Hermitage alleges that the methods, courts, lawyers, tax authorities and recipient bank all coincided, as did individuals behind the litigant companies. Renaissance Capital has denied all knowledge of the alleged fraud, saying that neither the bank nor its investors were victims.

Hermitage’s letter also lists eight other instances of similar transfers from the Russian Treasury to Universal Savings Bank, an obscure Moscow bank (since liquidated) which Hermitage accuses of complicity in the fraud. It claims that the similarity of all these transfers “raise the substantial suspicion that all such payments were the result of systemic tax frauds”.

The government has yet to respond to Hermitage’s letter. A spokeswomen for the State Audit Chamber told Reuters that “no one will be able to comment until we study it properly because this letter mentions very serious things”.

Hermitage’s revelations are designed to pile pressure on the Russian government, which has hitherto largely ignored the fraud allegations, focusing its attention instead on accusations against Hermitage’s founder and CEO, William Browder.

Browder has been unable to enter Russia since 2005, when his visa was revoked by Russian authorities, supposedly on grounds of national security. Previously, his Hermitage fund had been the most active minority shareholder in Russia, loudly publicizing alleged cases of corruption, bad management and poor corporate governance at several large Russian companies.

Most outside observers have assumed that Browder’s activist tactics ended up antagonizing powerful people in Russia, leading to his expulsion from the country. On Oct. 9 the Russian Interior Ministry announced it had placed Browder on its international wanted list, claiming he was implicated in an unrelated tax evasion case. Hermitage has characterized the accusation as retaliation for Hermitage’s attempts to publicize the $230 million tax fraud.

Given Browder’s history, some investors in Russia have drawn the comforting conclusion that if you keep a low profile and “play by the rules”, then you will avoid the kind of problems that Browder is now publicising.
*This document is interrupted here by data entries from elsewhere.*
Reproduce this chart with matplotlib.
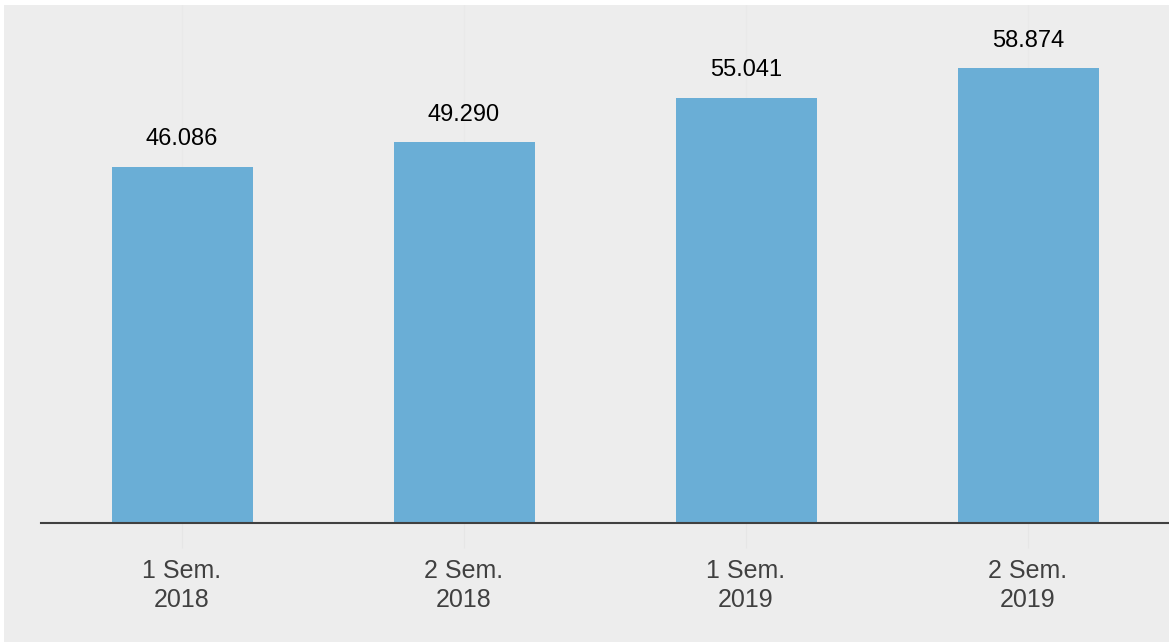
import matplotlib.pyplot as plt
from matplotlib.patches import Rectangle

categories = ["1 Sem.\n2018", "2 Sem.\n2018", "1 Sem.\n2019", "2 Sem.\n2019"]
values = [46.086, 49.290, 55.041, 58.874]
value_labels = ["46.086", "49.290", "55.041", "58.874"]

plt.rcParams['font.family'] = ['Liberation Sans', 'DejaVu Sans']

fig = plt.figure(figsize=(11.69, 6.42), dpi=100, facecolor='white')
# grey panel with a thin white border on top and left
fig.add_artist(Rectangle((4 / 1169, 0), 1, (642 - 5) / 642,
                         transform=fig.transFigure, facecolor='#ededed',
                         edgecolor='none', zorder=-10))

ax = fig.add_axes([41 / 1169, 119 / 642, 1 - 41 / 1169, 518 / 642])
ax.set_zorder(1)
ax.set_facecolor('none')

x = range(len(categories))
bars = ax.bar(x, values, width=0.5, color='#6aaed6', zorder=3)

for i, b in enumerate(bars):
    ax.annotate(value_labels[i], (b.get_x() + b.get_width() / 2, b.get_height()),
                xytext=(0, 12), textcoords='offset points',
                ha='center', va='bottom', fontsize=17, color='black')

ax.set_xlim(-0.5, 3.5)
ax.set_ylim(0, 67.06)
ax.set_xticks(list(x))
ax.set_xticklabels(categories, fontsize=18, color='#404040', linespacing=1.25)
ax.tick_params(axis='x', length=18, color='#e6e6e6', pad=8)
ax.set_yticks([])

# faint vertical grid at category centres
ax.grid(axis='x', color='#e9e9e9', linewidth=1, zorder=0)

for s in ['top', 'right', 'left']:
    ax.spines[s].set_visible(False)
ax.spines['bottom'].set_color('#404040')
ax.spines['bottom'].set_linewidth(1.5)
ax.spines['bottom'].set_zorder(4)

fig.savefig('out.png', dpi=100, facecolor=fig.get_facecolor())
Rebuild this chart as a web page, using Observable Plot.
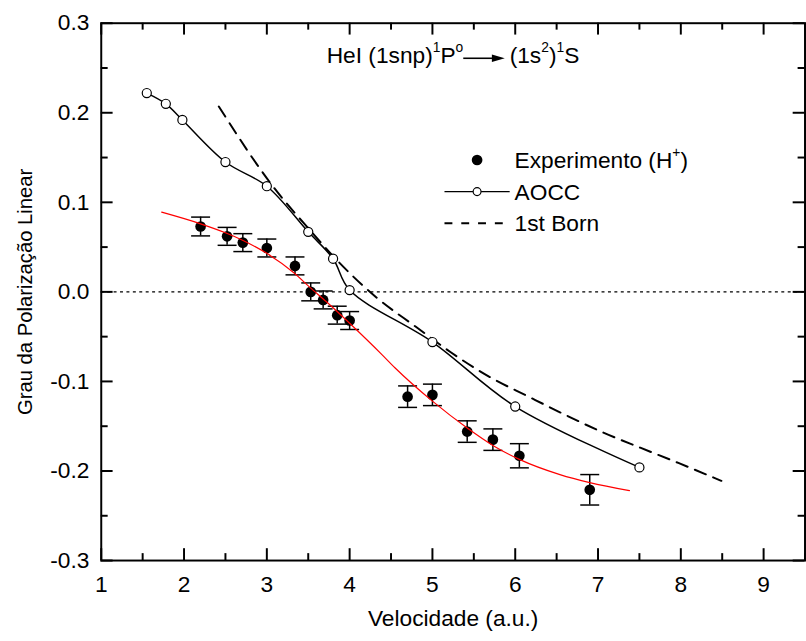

But by uncovering a series of what may be similar cases, Hermitage is seeking to make the point that all foreign investors are exposed to such risks.

Whether there is substance to the new allegations by Hermitage is a matter the Russian authorities should investigate. Their response to date has been woeful. Although the authorities have acknowledged the existence of the original $230 million tax fraud and launched a criminal investigation, the only person brought to justice so far is an obscure ex-convict who worked at a sawmill in Saratov. No visible attempt has been made to recover the $230 million. Hermitage has long argued that the fraud required the collusion of senior police officers, tax officials and judges, as well as organized criminals.

Last month, President Medvedev himself made the astonishing admission that “corrupt officials run Russia”. And last week, Alexander Bastrykhin, the head of the Investigative Committee of Russia’s General Prosecutor, admitted that members of Russia’s police routinely assist crooked corporate raiders by falsifying corporate registrars and initiating bogus criminal cases. He made the comments in an interview with Rossiyskaya Gazeta, a newspaper closely linked to the Russian government.

The Hermitage affair offers the government an ideal opportunity to demonstrate that they aren’t just prepared to talk about such things. They should seize it, investigate thoroughly and act.